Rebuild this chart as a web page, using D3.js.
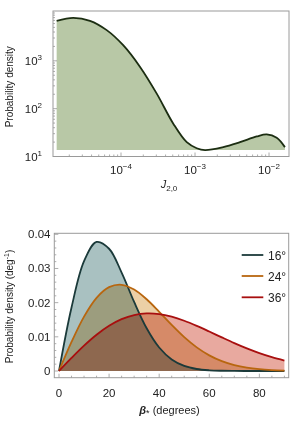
<!DOCTYPE html>
<html><head><meta charset="utf-8">
<script src="https://cdn.jsdelivr.net/npm/d3@7"></script>
<style>
body{margin:0;background:#fff;}
svg{display:block;font-family:"Liberation Sans",Arial,sans-serif;}
</style></head>
<body>
<svg id="c" width="299" height="422"></svg>
<script>
// ---- Top panel data ----
const jValues = [1.35e-5, 2.26e-5, 3.81e-5, 6.41e-5, 1.07e-4, 1.81e-4, 3.04e-4, 5.09e-4, 7.73e-4, 1.055e-3, 1.365e-3, 2.41e-3, 4.05e-3, 6.82e-3, 9.31e-3, 1.27e-2, 1.64e-2];
const jDensity = [6870, 7930, 6870, 4385, 2123, 745, 206, 48.5, 19.9, 14.9, 13.6, 15.7, 19.9, 26.2, 28.9, 24.7, 15.7];
const topYTicks = [10, 100, 1000];
const topYTickExp = ["1", "2", "3"];
const topXTicks = [1e-4, 1e-3, 1e-2];
const topXTickExp = ["-4", "-3", "-2"];

// ---- Bottom panel data ----
const beta = [0,5,10,15,20,25,30,35,40,45,50,55,60,65,70,75,80,85,90];
const p16 = [0,0.01860,0.03213,0.03776,0.03577,0.02881,0.02020,0.01250,0.006866,0.003369,0.001479,0.000584,0.000207,0.0000663,0.0000191,0.000005,0.000001,0,0];
const p24 = [0,0.008494,0.015918,0.021422,0.024537,0.025229,0.023845,0.020981,0.017316,0.013470,0.009910,0.006910,0.004577,0.002882,0.001728,0.000986,0.000537,0.000279,0.000138];
const p36 = [0,0.003821,0.007424,0.010612,0.013225,0.015157,0.016357,0.016835,0.016648,0.015897,0.014706,0.013211,0.011544,0.009827,0.008154,0.006607,0.005225,0.004039,0.003051];
const seriesNames = ["16°", "24°", "36°"];
const bottomXTicks = [0, 20, 40, 60, 80];
const bottomYTicks = [0, 0.01, 0.02, 0.03, 0.04];
const bottomYTickLabels = ["0", "0.01", "0.02", "0.03", "0.04"];

const svg = d3.select("#c");
const frameColor = "#9a9a9a";
const tickColor = "#8a8a8a";
const textColor = "#222";

// ================= TOP =================
const tL = 53, tR = 289, tT = 11, tB = 156.5;
const xT = d3.scaleLog().domain([1.205e-5, 0.01862]).range([tL, tR]);
const yT = d3.scaleLog().domain([10, 11000]).range([tB, tT]);

const topG = svg.append("g");
topG.append("clipPath").attr("id","clipT").append("rect")
  .attr("x", tL).attr("y", tT).attr("width", tR-tL).attr("height", tB-tT);

const topPts = jValues.map((v,i)=>[v, jDensity[i]]);
const baseVal = 13.6;
topG.append("path").datum(topPts)
  .attr("clip-path","url(#clipT)")
  .attr("fill", "#b8c8a6")
  .attr("d", d3.area().x(d=>xT(d[0])).y0(yT(baseVal)).y1(d=>yT(d[1])).curve(d3.curveCatmullRom));
topG.append("path").datum(topPts)
  .attr("clip-path","url(#clipT)")
  .attr("fill","none").attr("stroke","#1c2e12").attr("stroke-width",1.8)
  .attr("d", d3.line().x(d=>xT(d[0])).y(d=>yT(d[1])).curve(d3.curveCatmullRom));

// ticks top panel
const xMinorT = [];
for (let e=-5; e<=-2; e++) for (let m=1; m<=9; m++) { const v=m*Math.pow(10,e); if (v>=xT.domain()[0] && v<=xT.domain()[1]) xMinorT.push(v); }
topG.selectAll(".xtT").data(xMinorT).join("line")
  .attr("x1", d=>xT(d)).attr("x2", d=>xT(d))
  .attr("y1", tB).attr("y2", d=> topXTicks.some(t=>Math.abs(t-d)/d<1e-6) ? tB-4 : tB-2)
  .attr("stroke", tickColor).attr("stroke-width",0.7);
const yMinorT = [];
for (let e=1; e<=4; e++) for (let m=1; m<=9; m++) { const v=m*Math.pow(10,e); if (v>=10 && v<=yT.domain()[1]) yMinorT.push(v); }
topG.selectAll(".ytT").data(yMinorT).join("line")
  .attr("y1", d=>yT(d)).attr("y2", d=>yT(d))
  .attr("x1", tL).attr("x2", d=> topYTicks.some(t=>Math.abs(t-d)/d<1e-6) ? tL+4 : tL+2)
  .attr("stroke", tickColor).attr("stroke-width",0.7);

topG.append("rect").attr("x", tL).attr("y", tT).attr("width", tR-tL).attr("height", tB-tT)
  .attr("fill","none").attr("stroke", frameColor).attr("stroke-width",1);

// y tick labels
topYTicks.forEach((t,i)=>{
  const tx = topG.append("text").attr("x", 42).attr("y", yT(t)+4)
    .attr("text-anchor","end").attr("font-size",11.5).attr("fill",textColor);
  tx.append("tspan").text("10");
  tx.append("tspan").attr("dy",-5).attr("font-size",8).text(topYTickExp[i]);
});
// x tick labels
topXTicks.forEach((t,i)=>{
  const tx = topG.append("text").attr("x", xT(t)).attr("y", 174)
    .attr("text-anchor","middle").attr("font-size",11.5).attr("fill",textColor);
  tx.append("tspan").text("10");
  tx.append("tspan").attr("dy",-5).attr("font-size",8).text(topXTickExp[i].replace("-","\u2212"));
});
// axis titles
topG.append("text").attr("transform",`translate(13,${(tT+tB)/2+3}) rotate(-90)`)
  .attr("text-anchor","middle").attr("font-size",10).attr("fill",textColor).text("Probability density");
const jt = topG.append("text").attr("x", 169).attr("y", 188).attr("text-anchor","middle")
  .attr("font-size",11).attr("fill",textColor);
jt.append("tspan").attr("font-style","italic").text("J");
jt.append("tspan").attr("dy",3).attr("font-size",8).text("2,0");

// ================= BOTTOM =================
const bL = 54.3, bR = 288.7, bT = 233.3, bB = 377.7;
const xB = d3.scaleLinear().domain([0, 90]).range([59, 284.4]);
const yB = d3.scaleLinear().domain([0, 0.04]).range([371, 234.3]);
const botG = svg.append("g");
botG.append("clipPath").attr("id","clipB").append("rect")
  .attr("x", bL).attr("y", bT).attr("width", bR-bL).attr("height", bB-bT);

const series = [
  {name: seriesNames[0], vals: p16, stroke: "#1b3a3a", fill: "#a9c1c1"},
  {name: seriesNames[1], vals: p24, stroke: "#b8660f", fill: "#ecd0a6"},
  {name: seriesNames[2], vals: p36, stroke: "#a80f0f", fill: "#e8a99f"}
];
const fillsG = botG.append("g").attr("clip-path","url(#clipB)");
series.forEach(s=>{
  const pts = beta.map((b,i)=>[b, s.vals[i]]);
  fillsG.append("path").datum(pts)
    .attr("fill", s.fill).style("mix-blend-mode","multiply")
    .attr("d", d3.area().x(d=>xB(d[0])).y0(yB(0)).y1(d=>yB(d[1])).curve(d3.curveCatmullRom));
});
const linesG = botG.append("g").attr("clip-path","url(#clipB)");
series.forEach(s=>{
  const pts = beta.map((b,i)=>[b, s.vals[i]]);
  linesG.append("path").datum(pts)
    .attr("fill","none").attr("stroke", s.stroke).attr("stroke-width",1.8)
    .attr("d", d3.line().x(d=>xB(d[0])).y(d=>yB(d[1])).curve(d3.curveCatmullRom));
});

// ticks
const xMinorB = d3.range(0, 91, 5);
botG.selectAll(".xtB").data(xMinorB).join("line")
  .attr("x1", d=>xB(d)).attr("x2", d=>xB(d))
  .attr("y1", bB).attr("y2", d=> d%20===0 ? bB-4 : bB-2)
  .attr("stroke", tickColor).attr("stroke-width",0.7);
const yMinorB = d3.range(0, 0.0401, 0.002);
botG.selectAll(".ytB").data(yMinorB).join("line")
  .attr("y1", d=>yB(d)).attr("y2", d=>yB(d))
  .attr("x1", bL).attr("x2", (d,i)=> i%5===0 ? bL+4 : bL+2)
  .attr("stroke", tickColor).attr("stroke-width",0.7);

botG.append("rect").attr("x", bL).attr("y", bT).attr("width", bR-bL).attr("height", bB-bT)
  .attr("fill","none").attr("stroke", frameColor).attr("stroke-width",1);

bottomYTicks.forEach((t,i)=>{
  botG.append("text").attr("x", 50.5).attr("y", yB(t)+4).attr("text-anchor","end")
    .attr("font-size",11.5).attr("fill",textColor).text(bottomYTickLabels[i]);
});
bottomXTicks.forEach(t=>{
  botG.append("text").attr("x", xB(t)).attr("y", 397).attr("text-anchor","middle")
    .attr("font-size",11.5).attr("fill",textColor).text(t);
});
const yl = botG.append("text").attr("transform",`translate(13,306.5) rotate(-90)`)
  .attr("text-anchor","middle").attr("font-size",10).attr("fill",textColor);
yl.append("tspan").text("Probability density  (deg");
yl.append("tspan").attr("dy",-4).attr("font-size",7).text("-1");
yl.append("tspan").attr("dy",4).text(")");
const xl = botG.append("text").attr("x", 169.5).attr("y", 414).attr("text-anchor","middle")
  .attr("font-size",11).attr("fill",textColor);
xl.append("tspan").attr("font-style","italic").attr("font-weight","bold").text("β");
xl.append("tspan").attr("dy",2).attr("font-size",9).text("*");
xl.append("tspan").attr("dy",-2).text(" (degrees)");

// legend
const legY = [255, 276, 297.3];
series.forEach((s,i)=>{
  botG.append("line").attr("x1", 241.7).attr("x2", 263.3).attr("y1", legY[i]).attr("y2", legY[i])
    .attr("stroke", s.stroke).attr("stroke-width",1.8);
  botG.append("text").attr("x", 268).attr("y", legY[i]+4.5).attr("font-size",12).attr("fill",textColor).text(s.name);
});
</script>
</body></html>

————

* WHAT TO PRODUCE: Restate exactly, please, only the lines between the start of the data and the line containing "const yT = d3.scaleLog().domain([10, 11000]).range([tB, tT]);", both ends included, skipping the pictures.

* EXERCISE OUTPUT:
Rebuild this chart as a web page, using D3.js.
<!DOCTYPE html>
<html><head><meta charset="utf-8">
<script src="https://cdn.jsdelivr.net/npm/d3@7"></script>
<style>
body{margin:0;background:#fff;}
svg{display:block;font-family:"Liberation Sans",Arial,sans-serif;}
</style></head>
<body>
<svg id="c" width="299" height="422"></svg>
<script>
// ---- Top panel data ----
const jValues = [1.35e-5, 2.26e-5, 3.81e-5, 6.41e-5, 1.07e-4, 1.81e-4, 3.04e-4, 5.09e-4, 7.73e-4, 1.055e-3, 1.365e-3, 2.41e-3, 4.05e-3, 6.82e-3, 9.31e-3, 1.27e-2, 1.64e-2];
const jDensity = [6870, 7930, 6870, 4385, 2123, 745, 206, 48.5, 19.9, 14.9, 13.6, 15.7, 19.9, 26.2, 28.9, 24.7, 15.7];
const topYTicks = [10, 100, 1000];
const topYTickExp = ["1", "2", "3"];
const topXTicks = [1e-4, 1e-3, 1e-2];
const topXTickExp = ["-4", "-3", "-2"];

// ---- Bottom panel data ----
const beta = [0,5,10,15,20,25,30,35,40,45,50,55,60,65,70,75,80,85,90];
const p16 = [0,0.01860,0.03213,0.03776,0.03577,0.02881,0.02020,0.01250,0.006866,0.003369,0.001479,0.000584,0.000207,0.0000663,0.0000191,0.000005,0.000001,0,0];
const p24 = [0,0.008494,0.015918,0.021422,0.024537,0.025229,0.023845,0.020981,0.017316,0.013470,0.009910,0.006910,0.004577,0.002882,0.001728,0.000986,0.000537,0.000279,0.000138];
const p36 = [0,0.003821,0.007424,0.010612,0.013225,0.015157,0.016357,0.016835,0.016648,0.015897,0.014706,0.013211,0.011544,0.009827,0.008154,0.006607,0.005225,0.004039,0.003051];
const seriesNames = ["16°", "24°", "36°"];
const bottomXTicks = [0, 20, 40, 60, 80];
const bottomYTicks = [0, 0.01, 0.02, 0.03, 0.04];
const bottomYTickLabels = ["0", "0.01", "0.02", "0.03", "0.04"];

const svg = d3.select("#c");
const frameColor = "#9a9a9a";
const tickColor = "#8a8a8a";
const textColor = "#222";

// ================= TOP =================
const tL = 53, tR = 289, tT = 11, tB = 156.5;
const xT = d3.scaleLog().domain([1.205e-5, 0.01862]).range([tL, tR]);
const yT = d3.scaleLog().domain([10, 11000]).range([tB, tT]);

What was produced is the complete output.